Halcón Resources Files for Court Approval of Prepackaged Plan of Reorganization

August 7, 2019

Source: Globe Newswire

Halcón Resources Corporation (OTC PINK: HKRS) (“Halcón” or the “Company”) and its subsidiaries today announced that they filed voluntary petitions for relief under Chapter 11 of the Bankruptcy Code in the United States Bankruptcy Court for the Southern District of Texas to pursue a prepackaged plan of reorganization (the “Plan”) in accordance with its previously announced comprehensive balance sheet restructuring efforts with the support of its major stakeholders, including members of an ad hoc group of creditors (the “Ad Hoc Group”) holding Halcón’s 6.75% Senior Notes due 2025.  Under the Plan, the Company will eliminate more than $750 million in debt and will reduce annual interest expense by more than $40 million.

The terms of the Plan provide that holders of the Company’s $625 million outstanding 6.75% Senior Notes (the “Unsecured Noteholders”) will receive 91.0% of the common stock of reorganized Halcón (the “New Common Shares”) and existing common shareholders will receive 9.0% of the New Common Shares (each prior to dilution and subject to certain other exceptions).  Existing common shareholders will also be granted warrants that provide them with the opportunity to purchase up to 30% of the New Common Shares at prices based on Unsecured Noteholders achieving certain recovery levels.  As part of the transaction, certain members of the Ad Hoc Group have also committed to backstop a $150,150,000 new money equity rights offering of New Common Shares, which is being offered to Unsecured Noteholders on a pro rata basis.  Existing holders of common stock will also be offered the right to participate in a $14,850,000 new money equity rights offering on a pro rata basis.  The rights offerings will provide the Company with $165 million of proceeds if fully subscribed.
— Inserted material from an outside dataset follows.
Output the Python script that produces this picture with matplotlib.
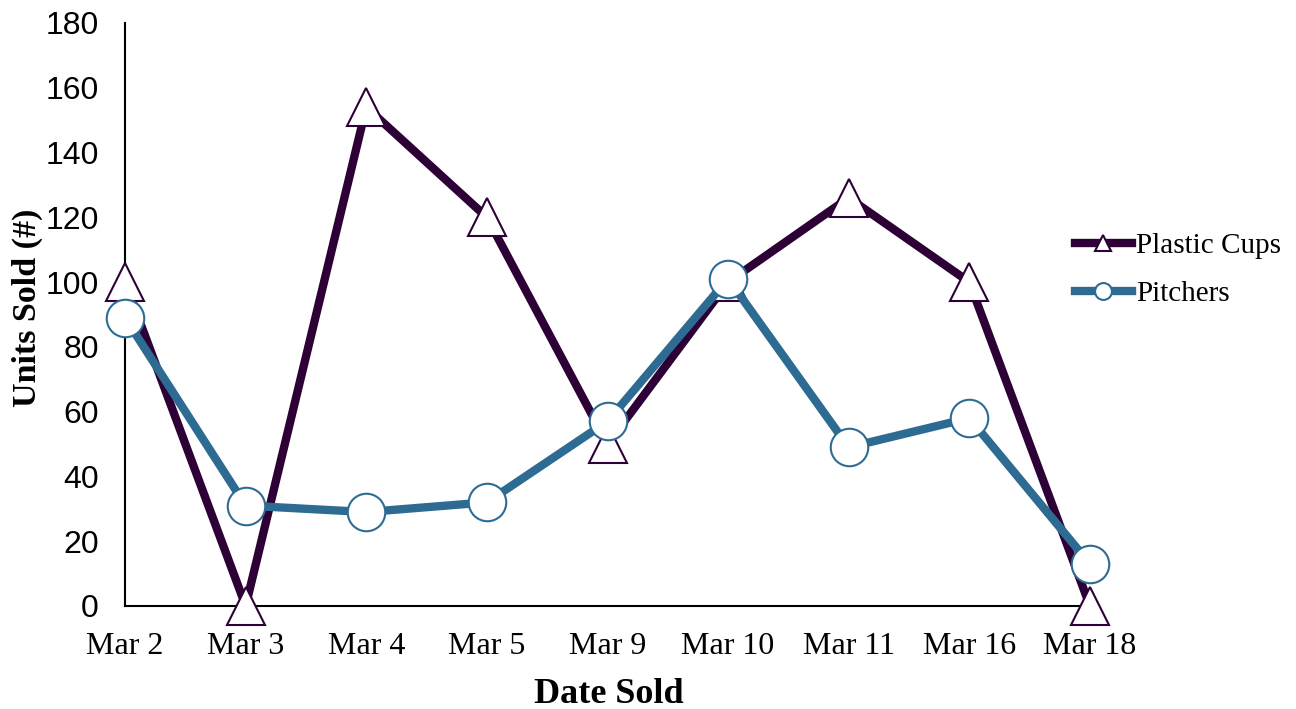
"""
Units sold per day: plastic cups vs pitchers, line chart with markers.
"""

from matplotlib import pyplot as plt

DATES = ["Mar 2", "Mar 3", "Mar 4", "Mar 5", "Mar 9", "Mar 10", "Mar 11", "Mar 16", "Mar 18"]
PLASTIC_CUPS = [100, 0, 154, 120, 50, 100, 126, 100, 0]
PITCHERS = [89, 31, 29, 32, 57, 101, 49, 58, 13]
Y_TICKS = [0, 20, 40, 60, 80, 100, 120, 140, 160, 180]

CUPS_COLOR = "#2d0036"
PITCHER_COLOR = "#2e6b93"
SERIF = "Liberation Serif"
SANS = "Liberation Sans"


def plot() -> None:
    fig = plt.figure(figsize=(12.96, 7.09), dpi=100)
    ax = fig.add_axes([0.0965, 0.1453, 0.7445, 0.8223])

    x = list(range(len(DATES)))
    ax.plot(
        x, PLASTIC_CUPS, color=CUPS_COLOR, linewidth=6, marker="^", markersize=27,
        markerfacecolor="white", markeredgecolor=CUPS_COLOR, markeredgewidth=1.5,
        label="Plastic Cups", clip_on=False, zorder=3,
    )
    ax.plot(
        x, PITCHERS, color=PITCHER_COLOR, linewidth=6, marker="o", markersize=27,
        markerfacecolor="white", markeredgecolor=PITCHER_COLOR, markeredgewidth=1.5,
        label="Pitchers", clip_on=False, zorder=4,
    )

    ax.set_xlim(0, len(DATES) - 1)
    ax.set_ylim(0, 180)
    ax.set_xticks(x)
    ax.set_xticklabels(DATES, fontsize=23, family=SERIF)
    ax.set_yticks(Y_TICKS)
    ax.set_yticklabels([str(v) for v in Y_TICKS], fontsize=23, family=SANS)
    ax.tick_params(axis="both", length=0)
    ax.tick_params(axis="y", pad=19)
    ax.tick_params(axis="x", pad=18.5)

    # only left and bottom axis lines, like the spreadsheet chart
    for side in ("top", "right"):
        ax.spines[side].set_visible(False)
    for side in ("left", "bottom"):
        ax.spines[side].set_linewidth(1.5)
        ax.spines[side].set_zorder(2)

    fig.text(0.47, 0.008, "Date Sold", ha="center", va="baseline",
             fontsize=26, fontweight="bold", family=SERIF)
    fig.text(0.021, 0.566, "Units Sold (#)", ha="center", va="center", rotation=90,
             fontsize=24.5, fontweight="bold", family=SERIF)

    ax.legend(
        loc="center left", bbox_to_anchor=(0.8295, 0.619), bbox_transform=fig.transFigure,
        frameon=False, prop={"family": SERIF, "size": 21}, markerscale=0.45,
        handlelength=1.95, handletextpad=0.15, labelspacing=0.75,
        borderpad=0, borderaxespad=0,
    )

    fig.savefig("out.png", dpi=100)


if __name__ == "__main__":
    plot()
The Company has received a commitment for a $35 million debtor‐in‐possession credit facility from certain members of the Ad Hoc Group to fund operations during the bankruptcy process. Halcón has also received an underwritten commitment from BMO Harris Bank, N.A. for a new $750 million senior secured revolving credit facility, which will be arranged by BMO Capital Markets Corp., effective upon exit from bankruptcy with an expected initial borrowing base of $275 million. The Company expects to have liquidity in excess of $150 million upon exit from the chapter 11 cases, with leverage below 1.5x (net debt/LTM EBITDA).

The Company expects to emerge from bankruptcy within approximately 60 days.  The Company plans, subject to approval by the Bankruptcy Court, to continue to pay vendors, royalty owners and other parties in ordinary course throughout the bankruptcy process.

Information about the chapter 11 cases can be found on http://www.kccllc.net/halcon.  The Company has also posted FAQs and other restructuring information on its website at http://www.halconresources.com.

Perella Weinburg Partners and Tudor Pickering Holt & Co. are acting as financial advisors, Weil, Gotshal & Manges LLP is acting as legal counsel and FTI Consulting, Inc. is acting as restructuring advisor to the Company in connection with the Restructuring Plan.  Ducera Partners LLC is acting as financial advisor and Paul, Weiss, Rifkind, Wharton & Garrison is acting as legal advisor to the Unsecured Noteholders.

More detailed information of the Plan is available in the Company’s Restructuring Support Agreement, which was filed on Form 8K with the U.S. Securities and Exchange Commission (“SEC”) on August 5, 2019.

About Halcón Resources

Halcón Resources Corporation is an independent energy company engaged in the acquisition, production, exploration and development of onshore oil and natural gas properties in the United States.